My Response: Richard, the key parts of Longhorn you've mentioned in your article, Avalon and Indigo, are written in managed code. How does that indicate we are losing confidence in .NET when we've decided to bet the success of our next operating system on the .NET Framework? You might then make the follow up argument that because the entire operating system isn't managed, that we have "lost confidence". While that's your opinion, I don't think managed code is right for every scenario and Microsoft has never claimed that it is. Microsoft still fully supports C/C++ and we have a very large existing C/C++ code base and C++ customer constiuency. We'll use managed code where it makes sense.

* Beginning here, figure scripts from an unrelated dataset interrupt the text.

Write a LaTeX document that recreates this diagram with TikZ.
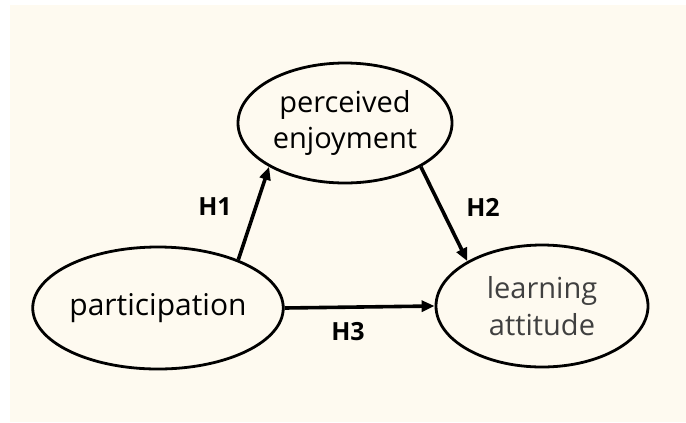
\documentclass[tikz,border=0pt]{standalone}
\usepackage{fontspec}
\setmainfont{Open Sans}
\usetikzlibrary{shapes.geometric,arrows.meta}
\definecolor{cream}{RGB}{254,250,240}
\definecolor{txtgray}{RGB}{64,64,64}
\tikzset{
  construct/.style={draw=black, line width=2.8bp, ellipse, inner sep=0pt,
    minimum width=212bp, minimum height=122bp, align=center,
    font=\fontsize{29bp}{36.7bp}\selectfont},
  path arrow/.style={line width=3.6bp, -{Triangle[length=13bp,width=11bp]}},
  hyp/.style={font=\fontsize{25bp}{30bp}\selectfont\bfseries, inner sep=0pt}
}
\begin{document}
\begin{tikzpicture}[x=1bp,y=-1bp]
\useasboundingbox (0,0) rectangle (686,422);
\fill[white] (0,0) rectangle (686,422);
\fill[cream] (10,5) rectangle (686,422);
\node[construct, minimum width=214bp, minimum height=120bp] (perc) at (345,123) {perceived\\enjoyment};
\node[construct, font=\fontsize{30bp}{36bp}\selectfont] (part) at (158,308) {participation};
\node[construct, text=txtgray] (learn) at (542,306) {learning\\attitude};
\draw[path arrow] (part.31) -- (perc.210.5);
\draw[path arrow] (perc.330.8) -- (learn.149.6);
\draw[path arrow] (part.east) -- (learn.west);
\node[hyp] (h1) at (215,207) {H1};
\node[hyp] (h2) at (483,207) {H2};
\node[hyp] (h3) at (348,332) {H3};
\end{tikzpicture}
\end{document}
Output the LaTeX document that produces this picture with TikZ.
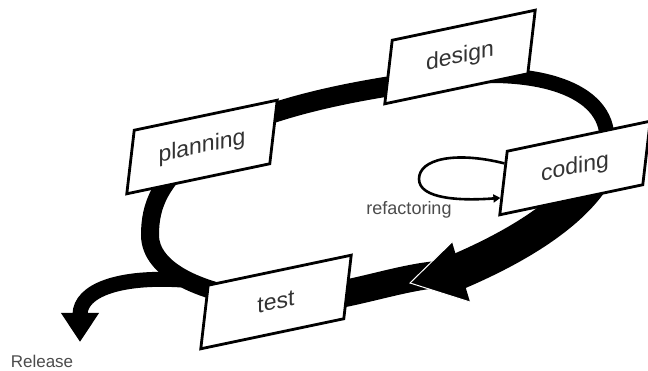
\documentclass[tikz,border=0pt]{standalone}
\usepackage{fontspec}
\setmainfont{Liberation Sans}
\usepackage{xcolor}
\usepackage{tikz}
\usetikzlibrary{arrows.meta,backgrounds,calc}

\begin{document}
\begin{tikzpicture}[x=1pt, y=1pt,
  phase/.style={draw, line width=2.8pt, fill=white, inner sep=0pt,
    minimum width=143pt, minimum height=62pt, yslant=0.21, xslant=0.12,
    label={[tag]center:#1}},
  tag/.style={yslant=0.21, text=black!80, font=\fontsize{23}{26}\selectfont},
  band/.style={draw=black, line width=#1},
  note/.style={text=black!70, font=\fontsize{18}{20}\selectfont}]
\useasboundingbox (0,0) rectangle (648,371);

\node[phase=planning] (planning) at (202,224) {};
\node[phase=design] (design) at (460,314) {};
\node[phase=coding] (coding) at (575,203) {};
\node[phase=test] (test) at (276,69) {};

\coordinate (ah-tip) at (410,88);
\coordinate (ah-up) at (452,129);
\coordinate (ah-low) at (470,69);
\coordinate (turn) at ($(ah-tip)!0.85!($(ah-up)!0.5!(ah-low)$)$);
\coordinate (exit) at (182,91);
\coordinate (out) at (80,29);

\begin{scope}[on background layer]
\fill[white] (0,0) rectangle (648,371);
\draw[band=20pt] (planning.center) .. controls (240,253) and (320,278) .. ([shift={(-10,-21)}]design.center);
\draw[band=15pt] ([shift={(-10,-21)}]design.center) .. controls (535,303) and (608,283) .. ([shift={(32,28)}]coding.center);
\draw[band=36pt] ([shift={(32,28)}]coding.center) .. controls (600,166) and (505,119) .. (turn);
\draw[band=27pt] (turn) .. controls (400,97) and (350,71) .. (test.center);
\draw[band=18pt] (test.center) .. controls (200,76) and (150,101) .. (150,136) .. controls (150,166) and (160,191) .. (planning.center);
\end{scope}

\fill (ah-tip) -- (ah-up) -- (ah-low) -- cycle;
\draw[white, line width=1pt] (ah-up) -- (ah-tip) -- (ah-low);

\draw[line width=15pt, -{Triangle[width=36pt,length=29pt]}] (exit) .. controls (120,95) and (80,81) .. (out);

\draw[line width=2.6pt, -{Triangle[width=8pt,length=7pt]}] ($(coding.north west)!0.2!(coding.south west)$) .. controls (455,220) and (419,212) .. (419,192) .. controls (419,172) and (460,170) .. ($(coding.north west)!0.72!(coding.south west)$);

\node[note] (refac) at (409,161) {refactoring};
\node[note, font=\fontsize{17}{20}\selectfont] (release) at (42,10) {Release};
\end{tikzpicture}
\end{document}
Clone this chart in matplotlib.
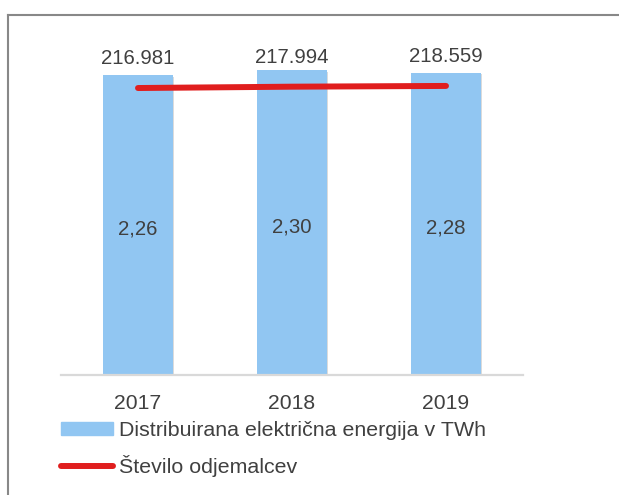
import matplotlib
matplotlib.use('Agg')
import matplotlib.pyplot as plt
import matplotlib.patheffects as pe
from matplotlib.patches import Patch
from matplotlib.lines import Line2D

plt.rcParams['font.family'] = ['Liberation Sans', 'DejaVu Sans']

years = ['2017', '2018', '2019']
energy = [2.26, 2.30, 2.28]            # TWh
customers = [216981, 217994, 218559]

blue = '#91c6f2'
red = '#e01e1e'
text_col = '#404040'
fs = 14.7

fig = plt.figure(figsize=(6.19, 4.95), dpi=100)
ax = fig.add_axes([61 / 619, 120 / 495, 462 / 619, 344.8 / 495])

x = list(range(len(years)))
bars = ax.bar(x, energy, width=0.45, color=blue, zorder=2)
for b in bars:
    b.set_path_effects([pe.SimplePatchShadow(offset=(1.2, -1.2), shadow_rgbFace='#999999', alpha=0.35),
                        pe.Normal()])
ax.set_xlim(-0.5, 2.5)
ax.set_ylim(0, 2.6)
ax.set_xticks(x)
ax.set_xticklabels(years, fontsize=15.2, color=text_col)
ax.tick_params(axis='x', length=0, pad=14)
ax.set_yticks([])
for s in ['top', 'left', 'right']:
    ax.spines[s].set_visible(False)
ax.spines['bottom'].set_color('#d9d9d9')
ax.spines['bottom'].set_linewidth(1.6)

for i, v in enumerate(energy):
    ax.annotate(('%.2f' % v).replace('.', ','), (i, v / 2), xytext=(0, -7),
                textcoords='offset points', ha='center', va='baseline',
                fontsize=fs, color=text_col, zorder=5)

ax2 = ax.twinx()
ax2.set_ylim(0, 260700)
ax2.set_yticks([])
for s in ax2.spines.values():
    s.set_visible(False)
ax2.plot(x, customers, color=red, lw=4.3, solid_capstyle='round', zorder=3)
for i, v in enumerate(customers):
    ax2.annotate('{:,}'.format(v).replace(',', '.'), (i, v), xytext=(0, 17),
                 textcoords='offset points', ha='center', va='baseline',
                 fontsize=fs, color=text_col)

# frame around the chart (only left and top visible in the crop)
fig.add_artist(Line2D([8 / 619, 8 / 619], [0, 1 - 15 / 495], transform=fig.transFigure,
                      color='#888888', lw=1.5))
fig.add_artist(Line2D([8 / 619, 1], [1 - 15 / 495, 1 - 15 / 495], transform=fig.transFigure,
                      color='#888888', lw=1.5))

handles = [Patch(color=blue),
           Line2D([], [], color=red, lw=4.3, solid_capstyle='round')]
labels = ['Distribuirana električna energija v TWh', 'Število odjemalcev']
leg = fig.legend(handles, labels, loc='upper left', bbox_to_anchor=(61 / 619, 1 - 421 / 495),
                 frameon=False, fontsize=15.4, handlelength=2.45, handleheight=0.52,
                 handletextpad=0.25, labelspacing=0.72, borderpad=0, borderaxespad=0)
for t in leg.get_texts():
    t.set_color(text_col)

fig.savefig('out.png', dpi=100)
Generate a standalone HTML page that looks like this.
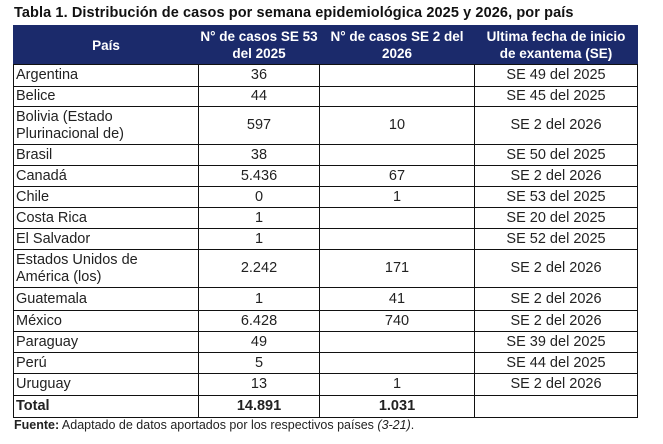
<!DOCTYPE html>
<html><head><meta charset="utf-8"><style>
body{margin:0;width:663px;height:444px;background:#fff;font-family:"Liberation Sans",sans-serif;position:relative;overflow:hidden}
.t{position:absolute;left:14px;top:5px;font-size:14.5px;font-weight:bold;color:#111;letter-spacing:0.1px;white-space:nowrap}
table{position:absolute;left:13px;top:25px;border-collapse:collapse;table-layout:fixed;width:624px;font-size:14.5px;color:#222}
td,th{border:1.3px solid #111;padding:0 1px;text-align:center;line-height:17px;white-space:nowrap;overflow:visible}
th{background:#1b2a6b;color:#fff;font-weight:bold;font-size:13.5px;height:38px;border-color:#1b2a6b;border-bottom-color:#111}
td:first-child{text-align:left;padding-left:2px}
.b td{font-weight:bold}
.f{position:absolute;left:14px;top:418px;font-size:12.5px;color:#222}
</style></head><body>
<div class="t">Tabla 1. Distribución de casos por semana epidemiológica 2025 y 2026, por país</div>
<table>
<colgroup><col style="width:185px"><col style="width:121px"><col style="width:155px"><col style="width:163px"></colgroup>
<tr><th>País</th><th>N° de casos SE 53<br>del 2025</th><th>N° de casos SE 2 del<br>2026</th><th>Ultima fecha de inicio<br>de exantema (SE)</th></tr>
<tr style="height:22px"><td>Argentina</td><td>36</td><td></td><td>SE 49 del 2025</td></tr>
<tr style="height:20px"><td>Belice</td><td>44</td><td></td><td>SE 45 del 2025</td></tr>
<tr style="height:38px"><td>Bolivia (Estado<br>Plurinacional de)</td><td>597</td><td>10</td><td>SE 2 del 2026</td></tr>
<tr style="height:21px"><td>Brasil</td><td>38</td><td></td><td>SE 50 del 2025</td></tr>
<tr style="height:21px"><td>Canadá</td><td>5.436</td><td>67</td><td>SE 2 del 2026</td></tr>
<tr style="height:21px"><td>Chile</td><td>0</td><td>1</td><td>SE 53 del 2025</td></tr>
<tr style="height:21px"><td>Costa Rica</td><td>1</td><td></td><td>SE 20 del 2025</td></tr>
<tr style="height:21px"><td>El Salvador</td><td>1</td><td></td><td>SE 52 del 2025</td></tr>
<tr style="height:38px"><td>Estados Unidos de<br>América (los)</td><td>2.242</td><td>171</td><td>SE 2 del 2026</td></tr>
<tr style="height:23px"><td>Guatemala</td><td>1</td><td>41</td><td>SE 2 del 2026</td></tr>
<tr style="height:21px"><td>México</td><td>6.428</td><td>740</td><td>SE 2 del 2026</td></tr>
<tr style="height:21px"><td>Paraguay</td><td>49</td><td></td><td>SE 39 del 2025</td></tr>
<tr style="height:21px"><td>Perú</td><td>5</td><td></td><td>SE 44 del 2025</td></tr>
<tr style="height:22px"><td>Uruguay</td><td>13</td><td>1</td><td>SE 2 del 2026</td></tr>
<tr class="b" style="height:22px"><td>Total</td><td>14.891</td><td>1.031</td><td></td></tr>
</table>
<div class="f"><b>Fuente:</b> Adaptado de datos aportados por los respectivos países <i>(3-21)</i>.</div>
</body></html>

  • RG: The framework has become Visual Basic—it's intended for users to develop applications, but not for Microsoft to create operating systems or the revenue generating products that they base their profits on.

My Response: I'll avoid responding to the VB bashing as someone is already working on that. There are two points here, one is using the .NET Framework for creating operating systems, the other on Microsoft revenue. On creating operating systems using the .NET Framework, I don't think we've *ever* said that you should be creating an operating system from scratch based solely on managed code. The truth is, gasp, the vast majority of our customers are not creating operating systems.  For those customers who are or who need that level of control and performance, we have C/C++ and we absolutely have not abandoned that. On revenue generating profits, I've already listed several revenue generating applications using the .NET Framework. Microsoft is divided into the seven business groups listed below and let's see which ones are using managed code. 

  • Client - Check
  • Information Worker - Check
  • Server & Tools - Check
  • Home and Entertainment - Check
  • MSN - Check
  • MBS - Check
  • Mobile and Embedded Devices - Check

I hope this clears up and FUD, half-truths and any misconceptions on managed code. If something is incorrect here, please let me know!